In that way we are somewhat similar when we see ourselves as aspiring servants of the gopis but still their concept of queen doesn’t apply to us.

As a religious group we might be confused with shaktas or those “Sacred Feminine” cults that probably don’t really exist, we are not milking power of female counter potency of God and we are not putting shakti above shaktiman, prakriti over purusha. Krishna is the Supreme Absolute Personality of Godhead, the creator and the maintainer of all the worlds, there’s nothing and no one above Him.

Yet still we are praying for the mercy of the Queen of Vraja as our ultimate destination. After we obtained the mercy of our guru, the mercy of Lord Nityananda, the mercy of Lord Chaitanya and even the mercy of Krishna Himself – our lives won’t be complete without the mercy of Srimati Radharani and the shelter of Her lotus feet.

Perhaps only the select few of us will ever actually get there but the rest of us still knows that our own efforts to please Krishna even on the liberated platform are incomparable to the pleasure given to Him by Srimati Radharani.

To put is simple – we serve our Queen because she serves our Lord better than we do it ourselves.

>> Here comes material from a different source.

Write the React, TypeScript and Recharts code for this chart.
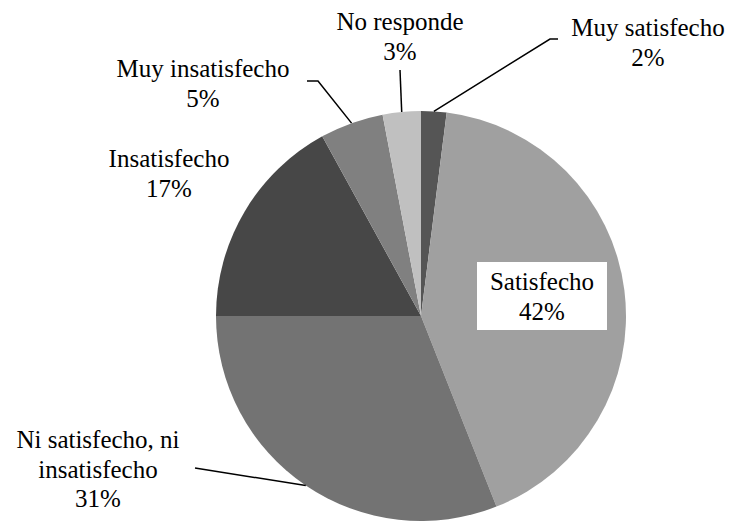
import { PieChart, Pie, Cell } from 'recharts'

const CATEGORIES = [
  'Muy satisfecho',
  'Satisfecho',
  'Ni satisfecho, ni insatisfecho',
  'Insatisfecho',
  'Muy insatisfecho',
  'No responde',
]
const VALUES = [2, 42, 31, 17, 5, 3]

const COLORS = ['#555555', '#a0a0a0', '#737373', '#474747', '#808080', '#c0c0c0']

// label text lines and where Excel put them
const LABEL_LINES = [
  ['Muy satisfecho', '2%'],
  ['Satisfecho', '42%'],
  ['Ni satisfecho, ni', 'insatisfecho', '31%'],
  ['Insatisfecho', '17%'],
  ['Muy insatisfecho', '5%'],
  ['No responde', '3%'],
]

type Layout = { x: number; y: number; line?: number[][]; box?: boolean }
const LABEL_LAYOUT: Layout[] = [
  { x: 648, y: 36, line: [[550, 39], [558, 39]] },
  { x: 542, y: 290, box: true },
  { x: 98, y: 448, line: [[195, 468]] },
  { x: 169, y: 167 },
  { x: 203, y: 77, line: [[318, 81], [307, 81]] },
  { x: 400, y: 30, line: [[400, 70]] },
]

const FONT = 'Liberation Serif'
const LINE_H = 29.5

const chartData = CATEGORIES.map((name, i) => ({ name, value: VALUES[i] }))

const RADIAN = Math.PI / 180

function renderLabel(props: any) {
  const { cx, cy, midAngle, outerRadius, index } = props
  const lay = LABEL_LAYOUT[index]
  const lines = LABEL_LINES[index]
  const ex = cx + outerRadius * Math.cos(-midAngle * RADIAN)
  const ey = cy + outerRadius * Math.sin(-midAngle * RADIAN)
  let path = null
  if (lay.line) {
    const pts = [[ex, ey], ...lay.line]
    path = (
      <polyline
        points={pts.map((p) => p.join(',')).join(' ')}
        fill="none"
        stroke="#000"
        strokeWidth={1.5}
      />
    )
  }
  return (
    <g key={`lbl-${index}`} className="pie-lbl">
      {path}
      {lay.box && <rect x={477} y={262} width={130} height={68} fill="#fff" />}
      <text x={lay.x} y={lay.y} textAnchor="middle" fill="#000">
        {lines.map((t, j) => (
          <tspan key={j} x={lay.x} y={lay.y + j * LINE_H}>
            {t}
          </tspan>
        ))}
      </text>
    </g>
  )
}

export default function App() {
  return (
    <div style={{ position: 'absolute', left: 0, top: 0, background: '#fff' }}>
      <style>{`.pie-lbl text, .pie-lbl tspan { font-family: "${FONT}", "DejaVu Serif", serif !important; font-size: 25px !important; }`}</style>
      <PieChart width={733} height={523} margin={{ top: 0, right: 0, bottom: 0, left: 0 }}>
        <Pie
          data={chartData}
          dataKey="value"
          nameKey="name"
          cx={421}
          cy={316}
          outerRadius={205}
          startAngle={90}
          endAngle={-270}
          stroke="none"
          label={renderLabel}
          labelLine={false}
          isAnimationActive={false}
        >
          {chartData.map((entry, index) => (
            <Cell key={`cell-${index}`} fill={COLORS[index]} />
          ))}
        </Pie>
      </PieChart>
    </div>
  )
}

We do not see Her position as in any way independent of Krishna, as having any kind of independent power, like, for example, Lord Balarama has.

Oh, and She isn’t even a queen in a traditional sense, and Krishna isn’t a King either, at least in the eyes of the elders of Vrindavana, it’s our own little secret. Nanda Maharaj and Maharaj Vrishbhanu are the kings, and Kamsa is the emperor, let everybody think that but for Gaudiya vaishnavas this external recognition isn’t necessary just as daily engagements and social obligations of the gopis do not reflect their true nature and aspirations.

We have our own secret code and our own secret handshakes and our own make believe world with our own King and Queen and I hope we will never grow out of it and we get to relive those sweet days of teenage youth ever and ever again. It’s a good thing there’s no time in the spiritual world, after all.